• _WRITTEN REQUEST_
Return each line containing the string "React".

• _SOURCE MATERIAL_
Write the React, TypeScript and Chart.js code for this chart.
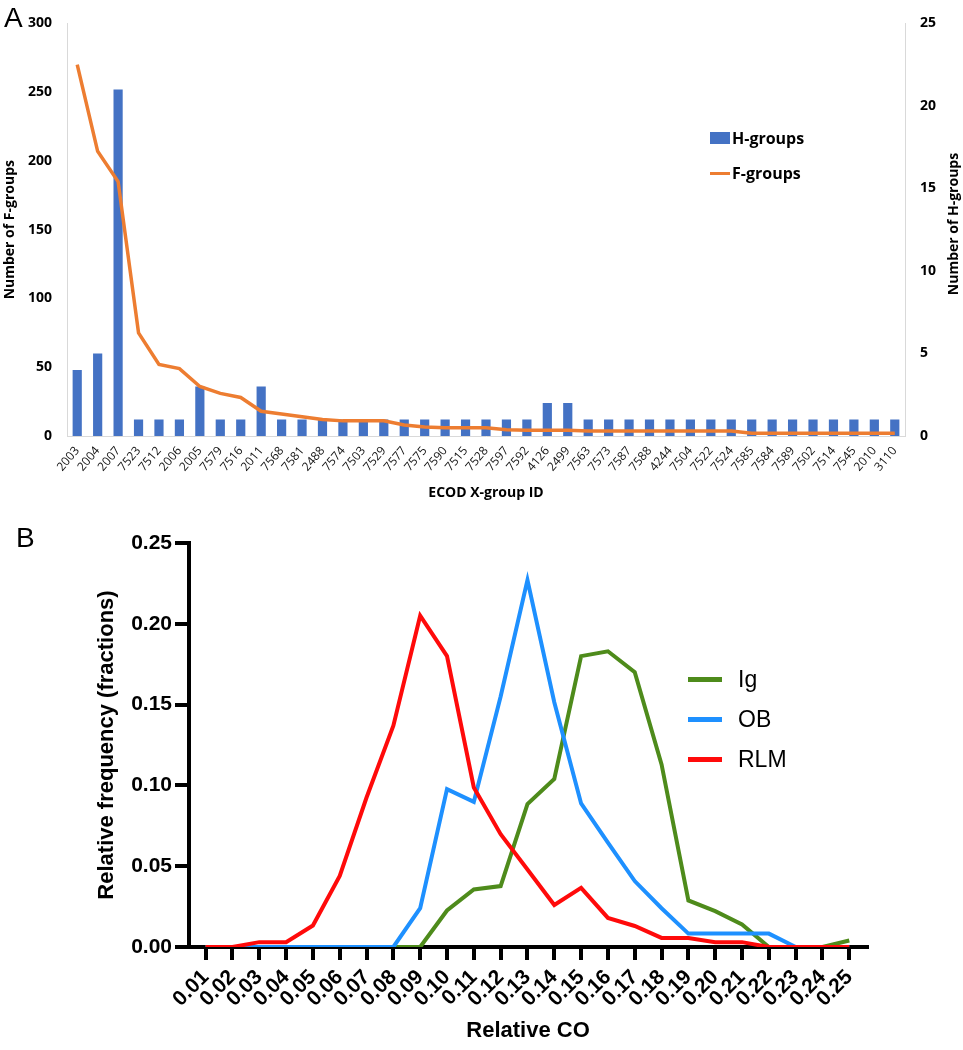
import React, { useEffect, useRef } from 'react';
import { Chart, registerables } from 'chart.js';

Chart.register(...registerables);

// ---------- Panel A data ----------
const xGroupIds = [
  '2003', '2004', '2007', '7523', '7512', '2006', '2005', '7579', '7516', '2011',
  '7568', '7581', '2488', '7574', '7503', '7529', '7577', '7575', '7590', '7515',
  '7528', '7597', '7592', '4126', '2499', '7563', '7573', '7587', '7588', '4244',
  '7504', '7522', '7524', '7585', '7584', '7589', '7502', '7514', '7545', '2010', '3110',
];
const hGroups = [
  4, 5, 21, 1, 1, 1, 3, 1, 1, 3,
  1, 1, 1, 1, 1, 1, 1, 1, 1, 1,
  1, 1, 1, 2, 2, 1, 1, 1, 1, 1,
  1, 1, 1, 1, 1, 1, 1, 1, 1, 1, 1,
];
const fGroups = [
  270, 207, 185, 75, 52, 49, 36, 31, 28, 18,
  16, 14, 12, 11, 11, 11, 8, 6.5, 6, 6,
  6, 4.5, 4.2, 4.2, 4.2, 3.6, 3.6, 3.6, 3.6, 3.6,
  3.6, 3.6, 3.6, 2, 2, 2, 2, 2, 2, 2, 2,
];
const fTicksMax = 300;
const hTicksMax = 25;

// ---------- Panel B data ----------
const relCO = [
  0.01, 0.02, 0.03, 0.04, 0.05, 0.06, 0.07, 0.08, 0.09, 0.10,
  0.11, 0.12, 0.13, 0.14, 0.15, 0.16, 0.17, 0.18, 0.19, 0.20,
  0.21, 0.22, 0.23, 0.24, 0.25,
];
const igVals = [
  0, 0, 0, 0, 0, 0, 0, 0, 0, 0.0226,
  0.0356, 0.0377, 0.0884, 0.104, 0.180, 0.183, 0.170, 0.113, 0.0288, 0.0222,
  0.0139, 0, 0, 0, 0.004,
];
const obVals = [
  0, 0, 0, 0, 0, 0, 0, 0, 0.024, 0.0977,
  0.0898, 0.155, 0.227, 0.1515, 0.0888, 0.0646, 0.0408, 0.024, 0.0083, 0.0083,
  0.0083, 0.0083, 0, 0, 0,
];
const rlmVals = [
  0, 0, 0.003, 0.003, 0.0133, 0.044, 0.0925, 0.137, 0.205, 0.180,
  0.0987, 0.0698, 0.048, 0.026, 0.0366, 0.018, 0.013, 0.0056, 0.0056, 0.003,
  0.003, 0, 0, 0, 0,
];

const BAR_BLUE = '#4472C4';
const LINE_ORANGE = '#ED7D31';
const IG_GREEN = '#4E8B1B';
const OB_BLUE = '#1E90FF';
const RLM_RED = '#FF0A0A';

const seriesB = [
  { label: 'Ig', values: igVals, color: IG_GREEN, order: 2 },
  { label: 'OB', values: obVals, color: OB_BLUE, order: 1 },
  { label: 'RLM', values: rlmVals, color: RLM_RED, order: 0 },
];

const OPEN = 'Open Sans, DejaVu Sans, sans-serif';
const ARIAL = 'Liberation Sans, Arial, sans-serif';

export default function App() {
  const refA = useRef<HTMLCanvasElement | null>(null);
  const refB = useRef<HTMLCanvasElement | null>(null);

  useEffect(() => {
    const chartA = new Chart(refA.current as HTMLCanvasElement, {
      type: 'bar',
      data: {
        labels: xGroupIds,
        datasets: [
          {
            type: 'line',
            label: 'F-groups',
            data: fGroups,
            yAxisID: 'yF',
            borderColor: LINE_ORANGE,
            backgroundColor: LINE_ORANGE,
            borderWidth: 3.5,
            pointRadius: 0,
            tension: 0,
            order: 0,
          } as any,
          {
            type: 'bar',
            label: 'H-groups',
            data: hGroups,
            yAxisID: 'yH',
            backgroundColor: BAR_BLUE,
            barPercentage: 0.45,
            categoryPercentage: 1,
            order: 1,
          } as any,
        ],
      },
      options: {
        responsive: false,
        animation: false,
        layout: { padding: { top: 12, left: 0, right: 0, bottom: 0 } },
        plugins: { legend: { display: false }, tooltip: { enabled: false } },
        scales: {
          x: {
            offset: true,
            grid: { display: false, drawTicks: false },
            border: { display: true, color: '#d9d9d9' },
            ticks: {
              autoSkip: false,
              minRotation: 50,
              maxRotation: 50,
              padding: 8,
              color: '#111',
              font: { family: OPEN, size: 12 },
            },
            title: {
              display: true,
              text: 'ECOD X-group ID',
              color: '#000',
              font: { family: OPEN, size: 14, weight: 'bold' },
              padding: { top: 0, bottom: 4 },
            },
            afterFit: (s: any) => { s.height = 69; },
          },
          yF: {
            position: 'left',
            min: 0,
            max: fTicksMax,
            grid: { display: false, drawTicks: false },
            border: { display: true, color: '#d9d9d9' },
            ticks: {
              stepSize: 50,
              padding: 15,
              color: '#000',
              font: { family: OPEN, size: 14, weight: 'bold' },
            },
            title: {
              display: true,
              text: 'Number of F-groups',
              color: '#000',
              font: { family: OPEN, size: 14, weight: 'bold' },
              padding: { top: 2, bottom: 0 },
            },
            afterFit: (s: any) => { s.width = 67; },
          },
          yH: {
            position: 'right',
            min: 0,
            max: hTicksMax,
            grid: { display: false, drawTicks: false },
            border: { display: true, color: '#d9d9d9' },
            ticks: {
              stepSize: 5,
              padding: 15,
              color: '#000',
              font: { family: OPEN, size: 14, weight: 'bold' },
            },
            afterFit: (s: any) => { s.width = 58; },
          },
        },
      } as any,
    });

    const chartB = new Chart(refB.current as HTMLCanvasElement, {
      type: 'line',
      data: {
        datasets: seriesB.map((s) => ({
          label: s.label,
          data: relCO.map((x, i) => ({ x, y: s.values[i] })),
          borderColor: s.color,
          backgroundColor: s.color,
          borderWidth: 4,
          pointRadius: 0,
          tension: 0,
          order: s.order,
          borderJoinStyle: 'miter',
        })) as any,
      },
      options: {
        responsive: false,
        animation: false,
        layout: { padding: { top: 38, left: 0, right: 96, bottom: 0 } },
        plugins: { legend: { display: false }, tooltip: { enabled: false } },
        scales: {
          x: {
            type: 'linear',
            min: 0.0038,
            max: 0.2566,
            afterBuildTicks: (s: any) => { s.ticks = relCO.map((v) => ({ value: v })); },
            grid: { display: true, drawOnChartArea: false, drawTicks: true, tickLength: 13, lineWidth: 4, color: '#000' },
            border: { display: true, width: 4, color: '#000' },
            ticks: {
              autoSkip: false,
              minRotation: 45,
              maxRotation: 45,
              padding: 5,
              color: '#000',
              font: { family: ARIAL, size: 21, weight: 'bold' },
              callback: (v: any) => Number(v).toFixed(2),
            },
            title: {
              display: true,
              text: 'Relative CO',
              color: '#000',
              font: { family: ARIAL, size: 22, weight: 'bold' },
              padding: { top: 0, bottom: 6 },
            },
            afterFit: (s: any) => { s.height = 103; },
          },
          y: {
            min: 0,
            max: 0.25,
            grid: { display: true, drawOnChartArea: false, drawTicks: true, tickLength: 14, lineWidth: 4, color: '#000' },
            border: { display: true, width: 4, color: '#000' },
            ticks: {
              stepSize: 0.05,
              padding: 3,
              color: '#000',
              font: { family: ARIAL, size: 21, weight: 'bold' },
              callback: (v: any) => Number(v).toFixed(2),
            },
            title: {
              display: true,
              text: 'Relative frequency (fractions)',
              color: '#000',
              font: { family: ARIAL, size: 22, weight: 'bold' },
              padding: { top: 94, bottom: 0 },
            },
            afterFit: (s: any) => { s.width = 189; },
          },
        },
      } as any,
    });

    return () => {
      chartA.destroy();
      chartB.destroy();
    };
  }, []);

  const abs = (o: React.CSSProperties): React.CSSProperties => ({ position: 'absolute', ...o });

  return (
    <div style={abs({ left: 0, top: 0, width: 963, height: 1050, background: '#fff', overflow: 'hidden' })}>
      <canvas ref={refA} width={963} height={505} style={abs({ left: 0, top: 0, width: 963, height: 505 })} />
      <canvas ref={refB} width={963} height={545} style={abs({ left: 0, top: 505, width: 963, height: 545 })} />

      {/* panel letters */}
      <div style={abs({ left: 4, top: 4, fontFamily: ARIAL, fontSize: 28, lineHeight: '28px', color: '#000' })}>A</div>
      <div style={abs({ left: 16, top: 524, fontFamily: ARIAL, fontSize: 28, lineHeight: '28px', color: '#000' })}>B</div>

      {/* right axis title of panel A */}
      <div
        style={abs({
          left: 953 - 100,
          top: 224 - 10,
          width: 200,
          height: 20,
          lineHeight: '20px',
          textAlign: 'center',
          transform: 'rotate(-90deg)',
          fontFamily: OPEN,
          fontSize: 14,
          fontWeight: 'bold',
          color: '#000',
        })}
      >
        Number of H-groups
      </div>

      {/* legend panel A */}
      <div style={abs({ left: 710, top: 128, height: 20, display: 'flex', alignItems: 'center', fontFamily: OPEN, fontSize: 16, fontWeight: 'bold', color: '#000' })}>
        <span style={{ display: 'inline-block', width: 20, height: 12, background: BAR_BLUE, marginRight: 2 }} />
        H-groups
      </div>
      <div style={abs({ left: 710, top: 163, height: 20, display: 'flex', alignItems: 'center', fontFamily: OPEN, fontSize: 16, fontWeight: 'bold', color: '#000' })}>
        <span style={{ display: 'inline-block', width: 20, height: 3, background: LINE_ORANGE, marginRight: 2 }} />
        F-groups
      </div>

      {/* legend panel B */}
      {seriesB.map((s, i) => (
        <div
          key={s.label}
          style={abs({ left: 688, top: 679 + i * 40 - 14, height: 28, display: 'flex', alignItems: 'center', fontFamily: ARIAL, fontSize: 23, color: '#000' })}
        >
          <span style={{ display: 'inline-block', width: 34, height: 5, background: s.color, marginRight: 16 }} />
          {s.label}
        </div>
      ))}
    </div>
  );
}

• _OUTPUT_
Write the React, TypeScript and Chart.js code for this chart.
import React, { useEffect, useRef } from 'react';
  const abs = (o: React.CSSProperties): React.CSSProperties => ({ position: 'absolute', ...o });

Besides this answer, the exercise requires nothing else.